I am not in any way responsible for what happened this weekend, but I am tasting the sweet blessing that comes from the steps of obedience that have been placed before me and the team of people I serve with.  I don’t know if it is the culmination of months of praying and planning, or if it the simple realization that God is living and active today, either way this feeling…this “surprised by grace” place is one I hope to sit in for as long as He’ll let me.

I Am A Feminist, But Not The Kind You’re Thinking Of

During my lunch break today, I read an article/blog on boundless.org that talked about men, women and the idea of submission.  To kick off his blog, the writer includes a story from his Literary Criticism class in which the women began to voice their frustration that guys would open doors for them and pay for their meals.  The women, I guess, felt that these actions on part of the men around them only depressed their value and the reality that they have hands that can open their own doors and money to pay for their own meals…even to pay for the guys meals.

The article got me thinking, not so much of submission, but more of what I would call chivalry and the roles or actions that guys have historically taken toward women.  I even polled friends via. a Facebook status to see if other women were often offended when guys would do these nice things for them.  The majority of responses, from both Christians and non-Christians fell into agreement.
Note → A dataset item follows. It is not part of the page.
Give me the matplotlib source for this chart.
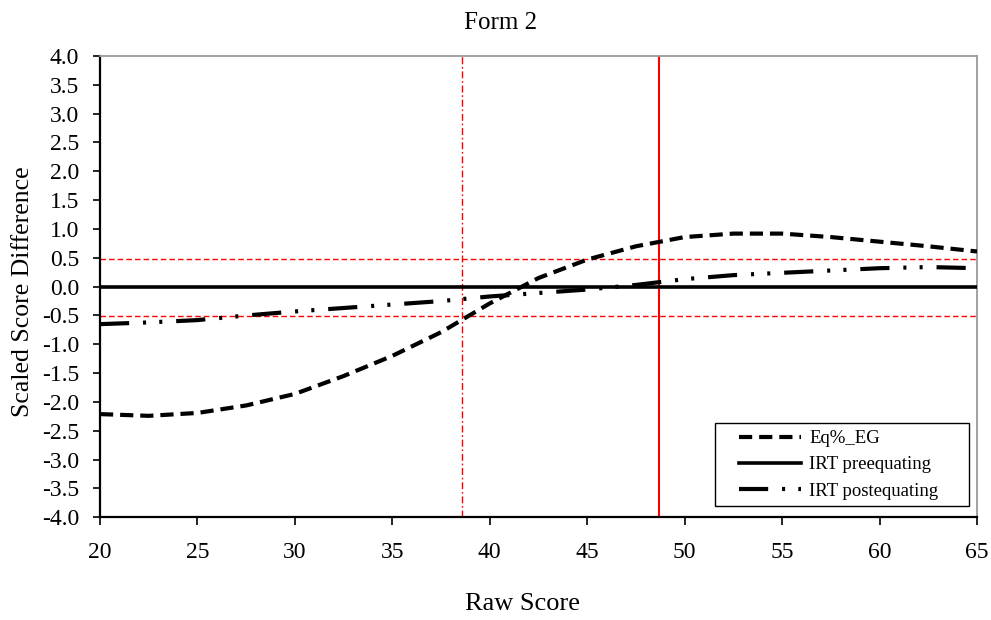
import matplotlib
matplotlib.use("Agg")
import matplotlib.pyplot as plt
from matplotlib.patches import Rectangle
from matplotlib.ticker import MultipleLocator, FormatStrFormatter

plt.rcParams['font.family'] = ['Liberation Serif', 'DejaVu Serif']
plt.rcParams['axes.unicode_minus'] = False
plt.rcParams['lines.scale_dashes'] = False

# raw score points and scaled score differences
raw = [20, 22.5, 25, 27.5, 30, 32.5, 35, 37.5, 40, 42.5, 45, 47.5, 50,
       52.5, 55, 57.5, 60, 62.5, 65]
eq_eg = [-2.21, -2.24, -2.19, -2.06, -1.86, -1.55, -1.20, -0.79, -0.29,
         0.15, 0.47, 0.70, 0.86, 0.92, 0.92, 0.86, 0.78, 0.70, 0.61]
irt_pre = [0.0] * len(raw)
irt_post = [-0.65, -0.62, -0.58, -0.50, -0.43, -0.37, -0.31, -0.25, -0.17,
            -0.11, -0.05, 0.03, 0.13, 0.20, 0.24, 0.28, 0.32, 0.34, 0.32]

# cut scores and tolerance band
cut_lo = 38.55
cut_hi = 48.67
band = [0.48, -0.51]

fig = plt.figure(figsize=(9.91, 6.20), dpi=100)
ax = fig.add_axes([0.1009, 0.1656, 0.8850, 0.7441])

for b in band:
    ax.axhline(b, color='red', lw=1.0, dashes=(4, 2.2), zorder=1)
ax.axvline(cut_lo, color='red', lw=1.0, dashes=(5, 2, 1.2, 2), zorder=1)
ax.axvline(cut_hi, color='red', lw=1.5, zorder=1)

ax.plot(raw, eq_eg, color='black', lw=3.0, dashes=(9.5, 5),
        label='Eq%_EG', zorder=3)
ax.plot(raw, irt_pre, color='black', lw=2.6, label='IRT preequating', zorder=3)
ax.plot(raw, irt_post, color='black', lw=3.0,
        dashes=(21, 10, 2.2, 9.5, 2.2, 10), label='IRT postequating', zorder=3)

ax.set_xlim(20, 65)
ax.set_ylim(-4, 4)
ax.xaxis.set_major_locator(MultipleLocator(5))
ax.yaxis.set_major_locator(MultipleLocator(0.5))
ax.yaxis.set_major_formatter(FormatStrFormatter('%.1f'))
ax.tick_params(axis='both', direction='out', width=1.2,
               labelsize=17, colors='black')
ax.tick_params(axis='y', length=5, pad=10)
ax.tick_params(axis='x', length=5.8, pad=12)

for side in ['left', 'bottom']:
    ax.spines[side].set_linewidth(1.6)
    ax.spines[side].set_color('black')
for side in ['top', 'right']:
    ax.spines[side].set_linewidth(1.3)
    ax.spines[side].set_color('#9a9a9a')

# legend box drawn separately so it can be wider than its contents
ax.add_patch(Rectangle((0.7013, 0.0245), 0.2896, 0.1799, transform=ax.transAxes,
                       facecolor='white', edgecolor='black', lw=1.0, zorder=4))
leg = ax.legend(loc='upper left', bbox_to_anchor=(0.7286, 0.189),
                fontsize=13.5, frameon=False, handlelength=3.3, borderpad=0,
                labelspacing=0.48, handletextpad=0.45, borderaxespad=0)
leg.set_zorder(5)

fig.text(0.505, 0.963, 'Form 2', ha='center', va='center', fontsize=18)
fig.text(0.527, 0.025, 'Raw Score', ha='center', va='center', fontsize=19)
fig.text(0.023, 0.53, 'Scaled Score Difference', ha='center', va='center',
         rotation=90, fontsize=18.5)

fig.savefig('out.png', dpi=100)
It seems that in this guy’s class there may have been some “feminists” in the room, many women like it when guys hold doors for them or pay for their meals.  One woman stated that there was a time in her younger years, she felt that double standards ran rampant and she wanted to feel independent.  Sure she was a woman and she too could open doors and pay for things for herself.  She concluded her remark by stating that over the last 20 years, however, she began to realize that there was more to those actions than whether or not she was capable of opening doors, there was a love and attention factor that she actually appreciated when a guy would do those things.
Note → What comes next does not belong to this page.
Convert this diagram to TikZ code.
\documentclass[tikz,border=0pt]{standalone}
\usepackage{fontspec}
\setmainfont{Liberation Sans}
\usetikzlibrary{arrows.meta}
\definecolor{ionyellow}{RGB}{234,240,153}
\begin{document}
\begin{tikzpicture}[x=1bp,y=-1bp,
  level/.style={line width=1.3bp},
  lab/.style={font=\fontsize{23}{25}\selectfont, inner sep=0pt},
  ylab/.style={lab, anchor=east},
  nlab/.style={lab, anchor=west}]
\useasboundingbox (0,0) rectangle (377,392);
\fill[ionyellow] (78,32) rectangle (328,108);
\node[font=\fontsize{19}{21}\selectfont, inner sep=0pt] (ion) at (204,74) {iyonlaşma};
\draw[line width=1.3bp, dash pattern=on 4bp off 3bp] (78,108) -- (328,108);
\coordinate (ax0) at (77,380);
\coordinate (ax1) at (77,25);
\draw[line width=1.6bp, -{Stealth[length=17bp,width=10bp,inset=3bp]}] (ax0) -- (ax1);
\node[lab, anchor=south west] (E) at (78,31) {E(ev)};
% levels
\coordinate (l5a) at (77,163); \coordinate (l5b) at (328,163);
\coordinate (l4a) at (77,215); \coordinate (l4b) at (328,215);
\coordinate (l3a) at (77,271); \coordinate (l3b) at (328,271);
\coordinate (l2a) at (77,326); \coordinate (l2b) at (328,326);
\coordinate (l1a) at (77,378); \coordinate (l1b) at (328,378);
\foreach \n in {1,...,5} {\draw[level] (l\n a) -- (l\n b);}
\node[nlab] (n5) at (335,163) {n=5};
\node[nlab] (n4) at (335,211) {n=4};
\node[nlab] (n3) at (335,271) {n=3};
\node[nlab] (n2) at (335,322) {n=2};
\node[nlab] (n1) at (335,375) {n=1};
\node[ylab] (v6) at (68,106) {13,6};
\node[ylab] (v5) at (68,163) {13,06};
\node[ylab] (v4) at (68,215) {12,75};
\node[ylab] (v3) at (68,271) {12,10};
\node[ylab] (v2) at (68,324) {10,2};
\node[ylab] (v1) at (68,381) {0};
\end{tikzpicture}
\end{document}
I have to fall into agreement with her.  I am a fairly independent woman.  I never want to hear someone tell me I can’t do it.  For a long time I would make sure I had my hand on the door handle before a guy was ever given a chance to open it for me.  Over time, and through the feedback of boyfriends and guy friends, I began to notice that these actions also never allowed them to do nice things for me.  Some guy friends and co-workers eventually influenced me to slow down as I approached a door and wait for it to be opened.  They spoke of it as a woman’s “right” to have the doors opened for her (sure, that sounds kinda weird, but I can’t think of a better way to describe it).  My ex boyfriend always opened the car door for me.  It got to the point that I would stand at the door and wait for him to open it.  He told me stories of how His dad had taught him that by watching the interactions between his dad and mom.  I watched and sure enough I began to realize that she never touched a door.  I never saw it as subtracting from her identity as a capable woman, but rather found a deep love and care come through those simple actions.

I think that somewhere along the way, we have put the idea of “independent woman” and “feminist” on a pedestal that’s so high that eventually we began to lose some of the beauty that these simple actions actually carry.

Whether or not one is a feminist in the most current of definitions does not take away from the reality that deep down she too has a desire to be loved, to feel special, and to be cared for.  I believe there is something in how God created us that drives those desires and needs.  While opening the door for a lady hardly scratches the surface of man’s ability to meet those needs, it does affect them in the most positive of ways.

I wonder if women sometimes use their feminist attitudes and independence as a means of protection.  If we are not dependent on a man, regardless of how simple that dependence may be in any given moment (such as opening a door), we are, or think we are, protecting ourselves from getting hurt.  If we don’t need anyone to do little things…we won’t get disappointed when they don’t…or when they won’t.  But if we, men and women, were in fact created with different needs and “roles” (in a deep inward sense), I am starting to think that perhaps those very attitudes and actions that we hold to protect ourselves actually lead us to missing out on very sweet gestures that can help us to feel special in ways that only men can influence.

Let me explain.  I never knew the momentary blessing and special feeling that I would experience by something as simple as opening a door until I finally let a guy do it for me.  Now, I love it.  I want it.  I always felt special when my ex would open the car door for me.  When a class mate stopped me to carry my heavy book bag down the stairs…I didn’t feel inferior, actually it felt really great!  AND it boosted my confidence in men in general, knowing that there were still some that wanted to care for and serve the women around them in very small ways like this.

I guess I am a feminist of sorts, but not the kind you might be thinking.  I am a feminist in that I recognize that there are unique roles given to me as a woman for how I approach, interact with and encourage the men around me.  In the book Recovering Biblical Manhood and Womanhood, John Piper defines biblical masculinity in this way:

“at the heart of mature masculinity is a sense of benevolent responsibility to lead, provide for, and protect women in ways appropriate to a man’s differing relationships.”

He defines biblical femininity this way:

“at the heart of mature femininity is a freeing disposition to affirm, receive, and nurture strength and leadership from worthy men in ways appropriate to a woman’s differing relationships.”

This freedom for a woman isn’t in being squelched or cramped or suppressed, but rather is experienced as she practices these little moments of encouraging the men around her (among other things).  When a guy holds a door for you, LET HIM.  And then thank him…He is practicing in one way or another the attributes of how he was created.  He’s not saying that your arms are broken…He’s probably acting in a way that seems most natural for him, even if he’s not fully cognizant of it in that very moment.  Ladies, even if it seems unnatural at first, practice, make the effort and give him the chance…you might even learn that these little gestures encourage your own sense of value, worth, and “feeling special” in those little moments.  Heck, you just might like it!